犬の膵炎について
膵炎は、膵臓が自ら作り出す膵液によって消化されて、炎症を起こす病気です。とくに急性の膵炎では強い腹痛を伴います。
膵炎の症状は、急性と慢性で異なります。急性膵炎では、発熱や元気・食欲の低下、腹痛、浅速呼吸、嘔吐や下痢、脱水などが現れます。重症の場合には、呼吸困難やショック症状を示すことがあり、命に関わることもあります。慢性膵炎の場合、程度は軽いものの、急性膵炎とよく似た症状を断続的に起こします。
膵炎は、中年齢以上の犬での発症が多く、雌での発生が高いようです。古典的には脂肪分の多い偏った食事を食べている犬や、肥満している犬に発症するといわれていましたが、必ずしもそうとは限りません。膵炎は激しい嘔吐がある時や腫瘍や異物などで膵管が閉塞した時、事故などで膵臓を傷つけた時など様々な原因で活性化した膵液が膵臓内に逆流し、膵臓自体を消化することで生じます。

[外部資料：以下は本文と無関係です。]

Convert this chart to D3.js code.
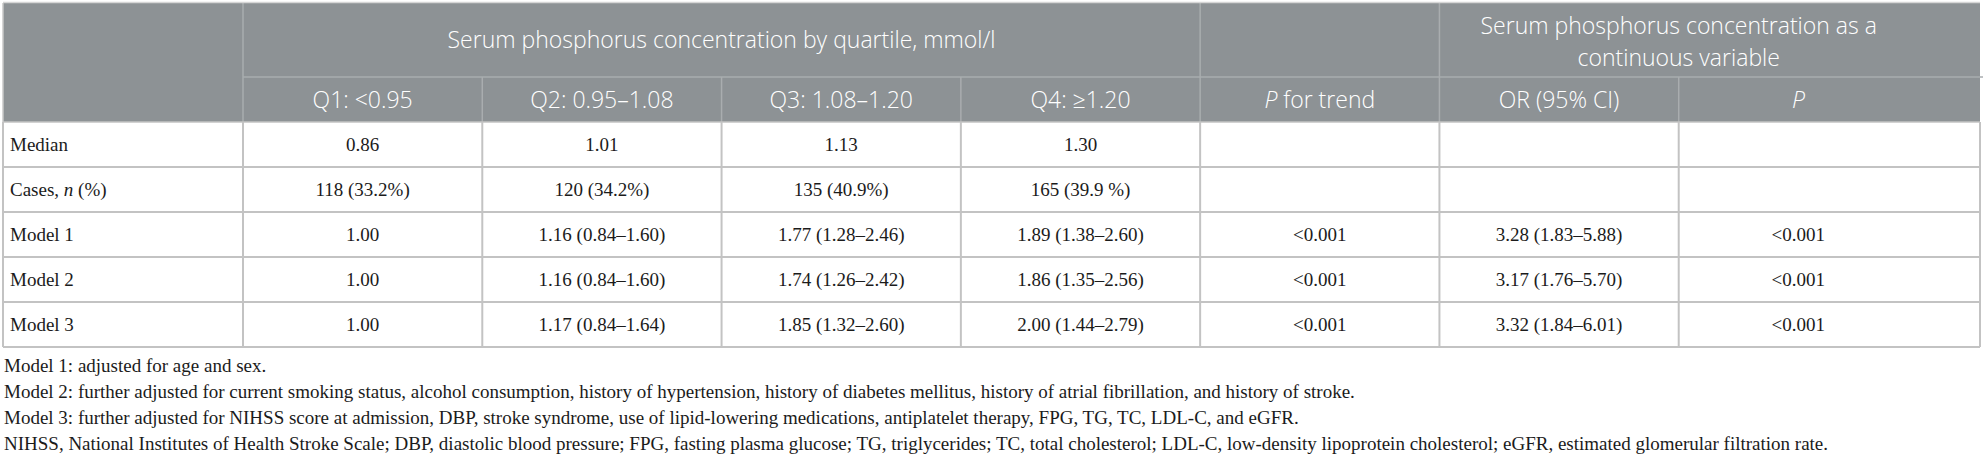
<!DOCTYPE html>
<html>
<head>
<meta charset="utf-8">
<script src="https://cdn.jsdelivr.net/npm/d3@7"></script>
<style>
  html, body { margin: 0; padding: 0; background: #fff; }
  svg { display: block; }
  .hdr { font-family: "Open Sans", sans-serif; font-weight: 300; fill: #ffffff; font-size: 23px; }
  .cell { font-family: "Liberation Serif", "Times New Roman", serif; fill: #1b1b1b; font-size: 19px; }
  .foot { font-family: "Liberation Serif", "Times New Roman", serif; fill: #1b1b1b; font-size: 19px; }
</style>
</head>
<body>
<svg id="chart" width="1986" height="456"></svg>
<script>
// ---------- data ----------
const groupHeader1 = "Serum phosphorus concentration by quartile, mmol/l";
const groupHeader2 = ["Serum phosphorus concentration as a", "continuous variable"];
const columnKeys = ["Q1", "Q2", "Q3", "Q4", "Ptrend", "OR", "P"];
const quartileLabels = ["Q1: <0.95", "Q2: 0.95–1.08", "Q3: 1.08–1.20", "Q4: ≥1.20"];
const rowLabels = ["Median", "Cases, n (%)", "Model 1", "Model 2", "Model 3"];
const q1Values = ["0.86", "118 (33.2%)", "1.00", "1.00", "1.00"];
const q2Values = ["1.01", "120 (34.2%)", "1.16 (0.84–1.60)", "1.16 (0.84–1.60)", "1.17 (0.84–1.64)"];
const q3Values = ["1.13", "135 (40.9%)", "1.77 (1.28–2.46)", "1.74 (1.26–2.42)", "1.85 (1.32–2.60)"];
const q4Values = ["1.30", "165 (39.9 %)", "1.89 (1.38–2.60)", "1.86 (1.35–2.56)", "2.00 (1.44–2.79)"];
const pTrendValues = ["", "", "<0.001", "<0.001", "<0.001"];
const orValues = ["", "", "3.28 (1.83–5.88)", "3.17 (1.76–5.70)", "3.32 (1.84–6.01)"];
const pValues = ["", "", "<0.001", "<0.001", "<0.001"];
const footnotes = [
  "Model 1: adjusted for age and sex.",
  "Model 2: further adjusted for current smoking status, alcohol consumption, history of hypertension, history of diabetes mellitus, history of atrial fibrillation, and history of stroke.",
  "Model 3: further adjusted for NIHSS score at admission, DBP, stroke syndrome, use of lipid-lowering medications, antiplatelet therapy, FPG, TG, TC, LDL-C, and eGFR.",
  "NIHSS, National Institutes of Health Stroke Scale; DBP, diastolic blood pressure; FPG, fasting plasma glucose; TG, triglycerides; TC, total cholesterol; LDL-C, low-density lipoprotein cholesterol; eGFR, estimated glomerular filtration rate."
];

const columnValues = [q1Values, q2Values, q3Values, q4Values, pTrendValues, orValues, pValues];

// ---------- layout ----------
const svg = d3.select("#chart");
const tLeft = 3, labelRight = 243, dataRight = 1918, tableRight = 1980;
const tTop = 3, h1Bottom = 77, h2Bottom = 122, bodyBottom = 347;
const headFill = "#8d9295", headLine = "#a9adaf", bodyLine = "#c3c3c3";

const x = d3.scaleBand().domain(columnKeys).range([labelRight, dataRight]);
const y = d3.scaleBand().domain(rowLabels).range([h2Bottom, bodyBottom]);

// header background
svg.append("rect").attr("x", tLeft).attr("y", tTop)
  .attr("width", tableRight - tLeft).attr("height", h2Bottom - tTop).attr("fill", headFill);

// header lines
const hl = svg.append("g").attr("stroke", headLine).attr("stroke-width", 1.5);
hl.append("line").attr("x1", labelRight).attr("x2", tableRight + 3).attr("y1", h1Bottom).attr("y2", h1Bottom);
[labelRight, x("Ptrend"), x("OR")].forEach(v =>
  hl.append("line").attr("x1", v).attr("x2", v).attr("y1", tTop).attr("y2", h2Bottom));
[x("Q2"), x("Q3"), x("Q4"), x("P")].forEach(v =>
  hl.append("line").attr("x1", v).attr("x2", v).attr("y1", h1Bottom).attr("y2", h2Bottom));
svg.append("line").attr("x1", tLeft).attr("x2", tableRight).attr("y1", tTop - 0.5).attr("y2", tTop - 0.5)
  .attr("stroke", "#d6d6d6").attr("stroke-width", 1.5);

// body grid
const gl = svg.append("g").attr("stroke", bodyLine).attr("stroke-width", 2);
rowLabels.forEach(r => {
  gl.append("line").attr("x1", tLeft).attr("x2", tableRight)
    .attr("y1", y(r) + y.bandwidth()).attr("y2", y(r) + y.bandwidth());
});
gl.append("line").attr("x1", tLeft).attr("x2", tableRight).attr("y1", h2Bottom).attr("y2", h2Bottom).attr("stroke-width", 1.5);
[tLeft, labelRight].concat(columnKeys.slice(1).map(k => x(k))).concat([tableRight]).forEach(v => {
  gl.append("line").attr("x1", v).attr("x2", v).attr("y1", h2Bottom).attr("y2", bodyBottom);
});
svg.append("line").attr("x1", tLeft).attr("x2", tLeft).attr("y1", tTop).attr("y2", h2Bottom)
  .attr("stroke", "#c9c9c9").attr("stroke-width", 1.5);

// header text
const ht = svg.append("g").attr("class", "hdr").attr("text-anchor", "middle");
ht.append("text").attr("x", (x("Q1") + x("Q4") + x.bandwidth()) / 2).attr("y", 48).text(groupHeader1);
const g2x = (x("OR") + x("P") + x.bandwidth()) / 2;
groupHeader2.forEach((t, i) => {
  ht.append("text").attr("x", g2x).attr("y", 34 + i * 32).text(t);
});
quartileLabels.forEach((t, i) => {
  ht.append("text").attr("x", x(columnKeys[i]) + x.bandwidth() / 2).attr("y", 108).text(t);
});
const pt = ht.append("text").attr("x", x("Ptrend") + x.bandwidth() / 2).attr("y", 108);
pt.append("tspan").attr("font-style", "italic").text("P");
pt.append("tspan").text(" for trend");
ht.append("text").attr("x", x("OR") + x.bandwidth() / 2).attr("y", 108).text("OR (95% CI)");
ht.append("text").attr("x", x("P") + x.bandwidth() / 2).attr("y", 108).attr("font-style", "italic").text("P");

// body text
const bt = svg.append("g").attr("class", "cell");
rowLabels.forEach(r => {
  const t = bt.append("text").attr("x", 10).attr("y", y(r) + y.bandwidth() / 2 + 6);
  if (r.includes(" n ")) {
    const parts = r.split(" n ");
    t.append("tspan").text(parts[0] + " ");
    t.append("tspan").attr("font-style", "italic").text("n");
    t.append("tspan").text(" " + parts[1]);
  } else t.text(r);
});
columnKeys.forEach((k, ci) => {
  columnValues[ci].forEach((v, ri) => {
    if (!v) return;
    bt.append("text").attr("text-anchor", "middle")
      .attr("x", x(k) + x.bandwidth() / 2)
      .attr("y", y(rowLabels[ri]) + y.bandwidth() / 2 + 6)
      .text(v);
  });
});

// footnotes
const ft = svg.append("g").attr("class", "foot");
footnotes.forEach((f, i) => {
  ft.append("text").attr("x", 4).attr("y", 372 + i * 26).text(f);
});
</script>
</body>
</html>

膵炎の治療は、輸液療法を行うとともに制吐剤や鎮痛剤、抗生剤などの投与を行います。同時に膵臓の酵素の活性化を抑えるため、蛋白分解酵素阻害剤(消化酵素を阻害する薬のこと)の投与および短期間の絶食や経腸チューブによる低脂肪・低たんぱく食などの栄養補給などを行います。また、ショック症状などがみられる場合にはそれに応じた処置がとられます。
膵炎も程度によって様々ですが、重症化すると命に係わりますので、早期診断が大事です。